泰山,我赞美你。赞美你壮美的气势,赞美你凌云的高度!
追求高贵
庄子曰:“势为天子,未必贵也;穷为匹夫,未必贱也。贵贱之分在于人的行善与行恶。”你手握权柄,官位显赫,但是你贪脏枉法,欺诈百姓,你当然属于下流。你腰缠万贯,一掷千金,但是你财迷心窍,见利忘义,你依然显得粗俗。你经纶满腹,才华横溢,但是你卑躬屈膝,阴险歹毒,你仍旧猥琐浅陋。相反,一个人不惧压力,不畏权势,不失品德,不理诱惑,不丢做人的准则,不丧失精神的追求,哪怕他地位卑微,金钱困乏,也照样高贵可钦。高贵与否,不是看地位的高下,金钱的多寡,也不在知识的占有,而在于行为的品位达到了何种层次。所以说:高贵,是人的内在品格和外在尊严在行动上的完美统一,是人格的集中体现。
人要高贵,就要不与卑劣为伍,不与庸俗同流,不受污秽熏染,不被浊流淹没,无论在任何时候,何种处境,都能固守高尚的精神情操。在权势,在财物,在美色等诸方面都不低下高贵的头颅,折断高贵的脊梁,弯曲高贵的膝盖,任何时候任何环境都能守好自己的精神家园。

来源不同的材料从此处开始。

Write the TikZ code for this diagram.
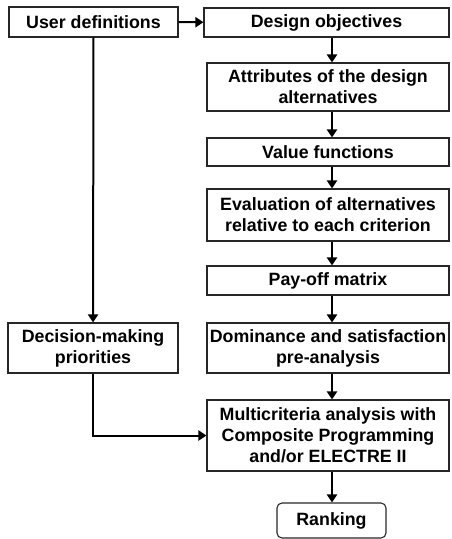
\documentclass[tikz,border=0pt]{standalone}
\usepackage{fontspec}
\setmainfont{Liberation Sans}
\usepackage{tikz}
\usetikzlibrary{arrows.meta, positioning}

\begin{document}
\begin{tikzpicture}[
  x=1pt, y=-1pt,
  stage/.style={rectangle, draw=black!85, line width=1.1pt, align=center,
                inner sep=0pt, font=\fontsize{17.8}{21}\selectfont\bfseries},
  result/.style={stage, rounded corners=5pt},
  flow/.style={line width=2pt, -{Triangle[length=8pt, width=10pt]}}
]
\useasboundingbox (0,0) rectangle (451,539);
% user side (left)
\node[stage, minimum width=169pt, minimum height=30pt] (user) at (93.5,22) {User definitions};
\node[stage, minimum width=170pt, minimum height=50pt] (prior) at (93,348) {Decision-making\\priorities};
% design chain (right)
\node[stage, minimum width=245pt, minimum height=29pt] (obj) at (326.5,22.5) {Design objectives};
\node[stage, minimum width=242pt, minimum height=48pt] (attr) at (328,87) {Attributes of the design\\alternatives};
\node[stage, minimum width=242pt, minimum height=28pt] (value) at (328,152) {Value functions};
\node[stage, minimum width=242pt, minimum height=52pt] (eval) at (328,215) {Evaluation of alternatives\\relative to each criterion};
\node[stage, minimum width=242pt, minimum height=29pt] (payoff) at (328,280.5) {Pay-off matrix};
\node[stage, minimum width=242pt, minimum height=50pt] (domin) at (328,348) {Dominance and satisfaction\\pre-analysis};
\node[stage, minimum width=242pt, minimum height=71pt] (multi) at (328,435.5) {Multicriteria analysis with\\Composite Programming\\and/or ELECTRE II};
\node[result, minimum width=109pt, minimum height=35pt] (rank) at (331.5,520.5) {Ranking};
% axis of the vertical arrows
\coordinate (axis) at (332,0);
% connectors
\draw[flow] (user) -- (obj);
\draw[flow] (user) -- (prior);
\draw[flow] (prior.south) |- (multi.west);
\draw[flow] (obj.south -| axis) -- (attr.north -| axis);
\draw[flow] (attr.south -| axis) -- (value.north -| axis);
\draw[flow] (value.south -| axis) -- (eval.north -| axis);
\draw[flow] (eval.south -| axis) -- (payoff.north -| axis);
\draw[flow] (payoff.south -| axis) -- (domin.north -| axis);
\draw[flow] (domin.south -| axis) -- (multi.north -| axis);
\draw[flow] (multi.south -| axis) -- (rank.north -| axis);
\end{tikzpicture}
\end{document}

孔子的弟子颜回“一箪食,一瓢饮,居陋巷,不改其乐”,贫贱不能移,是高贵;东汉太守杨震拒绝接收重金贿赂,富贵不能淫,是高贵;陶潜不为五斗米折腰,穷居五柳破房,采菊种豆在南山,高官不能诱,是高贵;谭嗣同临刑时大义凛然,慷慨赴死,威武不能屈,是高贵;屈原不于权奸小人同流合污,葬身汨罗大江,以死而抗争,是高贵。古今中外一切能坚持特立和独立的气节,能突破物欲的迷雾,冲决生死的罗网,保住自我情操的人,都可加戴高贵的桂冠。
人要高贵,就不要去投机钻营,去寻找保护的大伞!虽然那伞可以为你遮挡一阵风雨,但也可以挡住灿烂的生活阳光。记住:需要庇护的人总是活在暗淡的阴影里。
站着的农夫不比跪着的富翁低下。